Understanding of Neural nets from first-principles: Brain dump
So I was reading my company’s IT newsletter the other day where one of the topics was sparse modeling (discussing this Forbes article) and it got me thinking again about some things I was reading the past months, about trying to understand how and why (mainly) Deep Learning works.
First-principles
In a way, sure we know how it works on the microscopic level of each individual neuron (activation functions, matrix multiplications, gradient descent and all that), and we also often describe it at a high level (where we tend to greatly anthropomorphize it: “the model learned to do X because in all its examples it saw this object from the same angle, ..”). But there are many questions in between where it seems we never connected the dots, instead relying on empiricism, often crude observations and post-hoc justifications for choices here:
- Which activation function do we choose?
- How deep do we make our network? Where to place skip connections?
- Convolutional filter size? How wide is each layer?
- etc. etc.
Each one of these seems be some black magic or fingerspitzengefühl on some level. Interestingly, someone actually did attempt to look at how batch normalization works from a statistical perspective (Check out that absolutely demonic 95-page paper of pure statistics though). The papers below go into some more detail on this subject.
Interesting reading on the topic
- “Why is AI hard and Physics simple?” - where they try to advocate for seeing AI from the perspective of a physicist, exploring and using sparsity to make a working theory from a bottom-up approach. They argue that we are in a similar situation now with AI as we were with physics in the 1800’s, where we invented working combustion engines but only had formulated thermodynamical laws relying on some simple connections we could observe (between temperature, pressure, volume, all macroscopic descriptors). Not until statistical mechanics (a few decades later) was there a way to fully explain how microscopic phenomena could actually give rise to macroscopic behavior, and show that these thermodynamical laws were just emergent from statistics. This spurred on great further advancements in science in its wake. The parallel here can be made with simple substitutions:
- Physics ↔ AI
- “Engine goes boom” ↔ “Adam just works best”
- Thermodynamics ↔ Current DL understanding
- Statistical mechanics ↔ First-principles understanding of DL
- Tech advancements ↔ Who knows. Would be nice to have to have each learning task answer all those questions posed above (by inferring an optimal architecture, optimizer & activation), increasing performance, decreasing energy usage, training models quickly and with more stability, etc.
- In “The principles of deep learning theory” mostly the same authors as the previous do exactly that: a statistical bottom-up approach to modelling (fully-connected) neural nets, starting from a limit where each hidden layer is infinitely large (showing that this actually simplifies the model enormously and reduces the neural net to a Gaussian process!), and then backing off from this simplification just a bit to study the case of very wide and/or deep networks. In this framework they derive an optimal layer width/depth ratio for learning & hyperparameter tuning. To show the possibility of this approach for more general networks, they also have a follow-up paper doing this for transformer architectures.

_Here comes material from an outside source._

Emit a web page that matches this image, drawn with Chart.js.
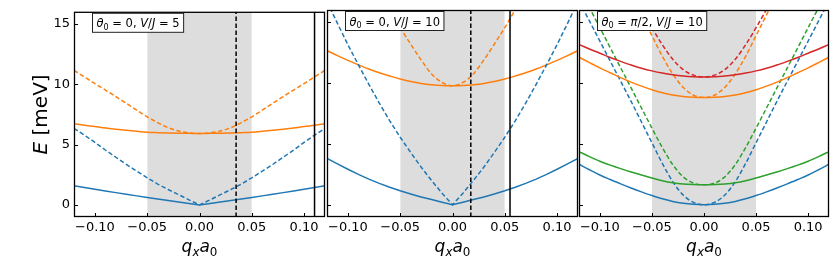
<!DOCTYPE html>
<html>
<head>
<meta charset="UTF-8">
<title>Dispersion</title>
<script src="https://cdn.jsdelivr.net/npm/chart.js"></script>
<style>
  body { margin: 0; background: #fff; }
  #wrap { position: relative; width: 830px; height: 256px; }
  canvas { position: absolute; left: 0; top: 0; }
</style>
</head>
<body>
<div id="wrap">
  <canvas id="c1" width="830" height="256"></canvas>
  <canvas id="c2" width="830" height="256"></canvas>
  <canvas id="c3" width="830" height="256"></canvas>
</div>
<script>
// q_x a_0 grid
const qx = [-0.12,-0.11,-0.10,-0.09,-0.08,-0.07,-0.06,-0.05,-0.04,-0.03,-0.02,-0.01,0,
            0.01,0.02,0.03,0.04,0.05,0.06,0.07,0.08,0.09,0.10,0.11,0.12];

const xTickVals = [-0.10, -0.05, 0, 0.05, 0.10];
const xTickLabels = ['\u22120.10', '\u22120.05', '0.00', '0.05', '0.10'];
const yTickVals = [0, 5, 10, 15];
const yTickLabels = ['0', '5', '10', '15'];

const shadeSpan = [-0.05, 0.05];

// panel 1: theta0 = 0, V/J = 5
const p1BlueSolid = [1.60,1.45,1.30,1.16,1.02,0.88,0.75,0.62,0.49,0.36,0.24,0.12,0,0.12,0.24,0.36,0.49,0.62,0.75,0.88,1.02,1.16,1.30,1.45,1.60];
const p1BlueDash = [6.35,5.78,5.18,4.55,3.95,3.35,2.80,2.25,1.73,1.28,0.85,0.42,0,0.42,0.85,1.28,1.73,2.25,2.80,3.35,3.95,4.55,5.18,5.78,6.35];
const p1OrangeSolid = [6.72,6.60,6.49,6.37,6.27,6.18,6.10,6.03,5.99,5.96,5.94,5.93,5.92,5.93,5.94,5.96,5.99,6.03,6.10,6.18,6.27,6.37,6.49,6.60,6.72];
const p1OrangeDash = [11.15,10.60,10.05,9.52,8.98,8.42,7.85,7.30,6.82,6.40,6.12,5.97,5.92,5.97,6.12,6.40,6.82,7.30,7.85,8.42,8.98,9.52,10.05,10.60,11.15];
const p1Dashed = 0.035;
const p1Solid = 0.11;

// panel 2: theta0 = 0, V/J = 10
const p2BlueSolid = [3.82,3.36,2.92,2.50,2.11,1.76,1.44,1.15,0.89,0.65,0.43,0.21,0,0.21,0.43,0.65,0.89,1.15,1.44,1.76,2.11,2.50,2.92,3.36,3.82];
const p2BlueDash = [16.7,14.9,13.15,11.5,9.9,8.35,6.9,5.55,4.3,3.1,2.0,0.95,0,0.95,2.0,3.1,4.3,5.55,6.9,8.35,9.9,11.5,13.15,14.9,16.7];
const p2OrangeSolid = [12.67,12.25,11.86,11.5,11.15,10.85,10.58,10.33,10.13,9.97,9.86,9.79,9.77,9.79,9.86,9.97,10.13,10.33,10.58,10.85,11.15,11.5,11.86,12.25,12.67];
const p2OrangeDash = [null,null,null,null,null,17.6,16.05,14.55,13.2,11.9,10.75,10.05,9.77,10.05,10.75,11.9,13.2,14.55,16.05,17.6,null,null,null,null,null];
const p2Dashed = 0.0175;
const p2Solid = 0.055;

// panel 3: theta0 = pi/2, V/J = 10
const p3BlueSolid = [3.33,2.88,2.45,2.08,1.72,1.38,1.06,0.76,0.50,0.28,0.13,0.04,0,0.04,0.13,0.28,0.50,0.76,1.06,1.38,1.72,2.08,2.45,2.88,3.33];
const p3GreenSolid = [4.37,3.96,3.58,3.26,2.97,2.70,2.45,2.21,1.98,1.81,1.71,1.66,1.64,1.66,1.71,1.81,1.98,2.21,2.45,2.70,2.97,3.26,3.58,3.96,4.37];
const p3OrangeSolid = [12.12,11.68,11.25,10.85,10.45,10.08,9.75,9.45,9.20,9.02,8.90,8.83,8.81,8.83,8.90,9.02,9.20,9.45,9.75,10.08,10.45,10.85,11.25,11.68,12.12];
const p3RedSolid = [13.17,12.80,12.45,12.10,11.78,11.48,11.22,11.00,10.82,10.68,10.58,10.52,10.50,10.52,10.58,10.68,10.82,11.00,11.22,11.48,11.78,12.10,12.45,12.80,13.17];
const p3BlueDash = [16.75,15.1,13.45,11.8,10.15,8.5,6.8,5.1,3.4,1.9,0.8,0.2,0,0.2,0.8,1.9,3.4,5.1,6.8,8.5,10.15,11.8,13.45,15.1,16.75];
const p3GreenDash = [17.85,16.2,14.55,12.9,11.25,9.6,7.95,6.3,4.7,3.3,2.3,1.78,1.64,1.78,2.3,3.3,4.7,6.3,7.95,9.6,11.25,12.9,14.55,16.2,17.85];
const p3OrangeDash = [null,null,null,null,null,17.3,15.6,13.9,12.2,10.75,9.65,9.0,8.81,9.0,9.65,10.75,12.2,13.9,15.6,17.3,null,null,null,null,null];
const p3RedDash = [null,null,null,null,null,17.6,16.05,14.55,13.15,11.95,11.1,10.65,10.5,10.65,11.1,11.95,13.15,14.55,16.05,17.6,null,null,null,null,null];

const panelTitles = [
  [{t:'\u03b8', i:true}, {t:'0', sub:true}, {t:' = 0, '}, {t:'V', i:true}, {t:'/'}, {t:'J', i:true}, {t:' = 5'}],
  [{t:'\u03b8', i:true}, {t:'0', sub:true}, {t:' = 0, '}, {t:'V', i:true}, {t:'/'}, {t:'J', i:true}, {t:' = 10'}],
  [{t:'\u03b8', i:true}, {t:'0', sub:true}, {t:' = '}, {t:'\u03c0', i:true}, {t:'/2, '}, {t:'V', i:true}, {t:'/'}, {t:'J', i:true}, {t:' = 10'}]
];
const xTitle = [{t:'q', i:true}, {t:'x', i:true, sub:true}, {t:'a', i:true}, {t:'0', sub:true}];
const yTitle = [{t:'E', i:true}, {t:' [meV]'}];

const BLUE = '#1f77b4', ORANGE = '#ff7f0e', GREEN = '#2ca02c', RED = '#d62728';
const FONT = "'DejaVu Sans'";

function curve(ys, color, dashed, kinked) {
  return {
    data: qx.map((x, i) => ({x: x, y: ys[i]})),
    borderColor: color,
    borderWidth: 1.5,
    borderDash: dashed ? [4.5, 2.5] : [],
    pointRadius: 0,
    fill: false,
    tension: 0,
    cubicInterpolationMode: kinked ? 'default' : 'monotone',
    order: 1
  };
}

function vline(x, dashed) {
  return {
    data: [{x: x, y: -1}, {x: x, y: 16}],
    borderColor: '#000',
    borderWidth: 1.5,
    borderDash: dashed ? [4.5, 2.5] : [],
    pointRadius: 0,
    fill: false,
    order: 0
  };
}

function shade() {
  return {
    data: [{x: shadeSpan[0], y: 16}, {x: shadeSpan[1], y: 16}],
    borderWidth: 0,
    pointRadius: 0,
    fill: 'start',
    backgroundColor: 'rgba(128,128,128,0.27)',
    order: 5
  };
}

function partFont(p, size) {
  const s = p.sub ? size * 0.7 : size;
  return (p.i ? 'italic ' : '') + s + 'px ' + FONT;
}

function richWidth(ctx, parts, size) {
  let w = 0;
  parts.forEach(p => { ctx.font = partFont(p, size); w += ctx.measureText(p.t).width; });
  return w;
}

function drawRich(ctx, parts, x, y, size) {
  let cx = x;
  ctx.textAlign = 'left';
  ctx.textBaseline = 'alphabetic';
  parts.forEach(p => {
    ctx.font = partFont(p, size);
    ctx.fillText(p.t, cx, p.sub ? y + size * 0.22 : y);
    cx += ctx.measureText(p.t).width;
  });
}

const decor = {
  id: 'decor',
  afterDraw(chart, args, opts) {
    const ctx = chart.ctx;
    const a = chart.chartArea;
    const sx = chart.scales.x, sy = chart.scales.y;
    ctx.save();
    ctx.strokeStyle = '#000';
    ctx.fillStyle = '#000';
    // inward ticks
    ctx.lineWidth = 1;
    xTickVals.forEach(v => {
      const px = Math.round(sx.getPixelForValue(v)) + 0.5;
      ctx.beginPath(); ctx.moveTo(px, a.bottom); ctx.lineTo(px, a.bottom - 4); ctx.stroke();
    });
    yTickVals.forEach(v => {
      const py = Math.round(sy.getPixelForValue(v)) + 0.5;
      ctx.beginPath(); ctx.moveTo(a.left, py); ctx.lineTo(a.left + 4, py); ctx.stroke();
    });
    // frame
    ctx.lineWidth = 1.3;
    ctx.strokeRect(a.left + 0.5, a.top + 0.5, a.right - a.left - 1, a.bottom - a.top - 1);
    // panel label box
    const size = 11.5;
    const tw = richWidth(ctx, opts.title, size);
    const bx = a.left + 18.5, by = a.top + 1.5;
    ctx.fillStyle = '#fff';
    ctx.fillRect(bx, by, tw + 8, 19);
    ctx.lineWidth = 1;
    ctx.strokeStyle = '#222';
    ctx.strokeRect(bx, by, tw + 8, 19);
    ctx.fillStyle = '#000';
    drawRich(ctx, opts.title, bx + 4, by + 14, size);
    // x title
    const xs = 17;
    const xw = richWidth(ctx, xTitle, xs);
    drawRich(ctx, xTitle, (a.left + a.right) / 2 - xw / 2, 252, xs);
    // y title
    if (opts.yTitle) {
      const ys = 20;
      const yw = richWidth(ctx, yTitle, ys);
      ctx.translate(47, (a.top + a.bottom) / 2);
      ctx.rotate(-Math.PI / 2);
      drawRich(ctx, yTitle, -yw / 2, 0, ys);
    }
    ctx.restore();
  }
};

function makeChart(id, datasets, left, right, showY, title) {
  return new Chart(document.getElementById(id), {
    type: 'line',
    data: { datasets: datasets },
    plugins: [decor],
    options: {
      responsive: false,
      animation: false,
      events: [],
      layout: { padding: { left: left, right: right, top: 10, bottom: 0 } },
      plugins: {
        legend: { display: false },
        tooltip: { enabled: false },
        decor: { title: title, yTitle: showY }
      },
      scales: {
        x: {
          type: 'linear',
          min: -0.12, max: 0.12,
          afterBuildTicks: s => { s.ticks = xTickVals.map(v => ({value: v})); },
          afterFit: s => { s.height = 39; s.paddingLeft = 0; s.paddingRight = 0; },
          grid: { display: false, drawTicks: false, tickLength: 0 },
          border: { display: false },
          ticks: {
            autoSkip: false, maxRotation: 0, padding: 3, color: '#000',
            font: { family: 'DejaVu Sans', size: 13 },
            callback: (v, i) => xTickLabels[i]
          }
        },
        y: {
          type: 'linear',
          display: showY,
          min: -1, max: 16,
          afterBuildTicks: s => { s.ticks = yTickVals.map(v => ({value: v})); },
          afterFit: s => { s.width = showY ? 74 : 0; },
          grid: { display: false, drawTicks: false, tickLength: 0 },
          border: { display: false },
          ticks: {
            padding: 4, color: '#000',
            font: { family: 'DejaVu Sans', size: 13 },
            callback: (v, i) => yTickLabels[i]
          }
        }
      }
    }
  });
}

makeChart('c1', [
  shade(),
  curve(p1BlueSolid, BLUE, false, true),
  curve(p1BlueDash, BLUE, true, true),
  curve(p1OrangeSolid, ORANGE, false, false),
  curve(p1OrangeDash, ORANGE, true, false),
  vline(p1Dashed, true),
  vline(p1Solid, false)
], 0, 505, true, panelTitles[0]);

makeChart('c2', [
  shade(),
  curve(p2BlueSolid, BLUE, false, true),
  curve(p2BlueDash, BLUE, true, true),
  curve(p2OrangeSolid, ORANGE, false, false),
  curve(p2OrangeDash, ORANGE, true, false),
  vline(p2Dashed, true),
  vline(p2Solid, false)
], 327, 252, false, panelTitles[1]);

makeChart('c3', [
  shade(),
  curve(p3BlueSolid, BLUE, false, false),
  curve(p3GreenSolid, GREEN, false, false),
  curve(p3OrangeSolid, ORANGE, false, false),
  curve(p3RedSolid, RED, false, false),
  curve(p3BlueDash, BLUE, true, false),
  curve(p3GreenDash, GREEN, true, false),
  curve(p3OrangeDash, ORANGE, true, false),
  curve(p3RedDash, RED, true, false)
], 579, 1, false, panelTitles[2]);
</script>
</body>
</html>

- In the “Why is AI hard and physics simple” paper they also refer to a famous 1960s article by Eugene Wigner: “On the unreasonable effectiveness of mathematics in the natural sciences”. In the article, Wigner stops and ponders why math works so extremely well in our world in the first place. Or in Wikipedia language: “Wigner observes that a physical theory’s mathematical structure often points the way to further advances in that theory and even to empirical predictions”. The paper itself is quite legible and brain teasing if you’re in the semi-philosophical mood.
- Random cool slightly older paper: “The Loss Surfaces of Multilayer Networks” For some type of Neural Net models (spin-glass) they show that the larger the neural network, the more that the value of all local minima converge to that of the global minimum (the loss surface looks sort of like an egg-carton), so that your optimizer has to only find a local minimum in order to be effective (and the larger problem is actually avoiding saddle points, by e.g. using momentum in your optimizer).
Conclusion
I think we’re in quite interesting times regarding this topic: There is a lot of ground to cover but it also feels like progress is fast. Just wanted to mention: The only reason we’re in this scenario in the first place is because the ’empirical’ approach has been wildly successful, so of course it makes a lot of sense to keep pushing forward on that front as well. Like all science there should be good a balance between theory and experiment.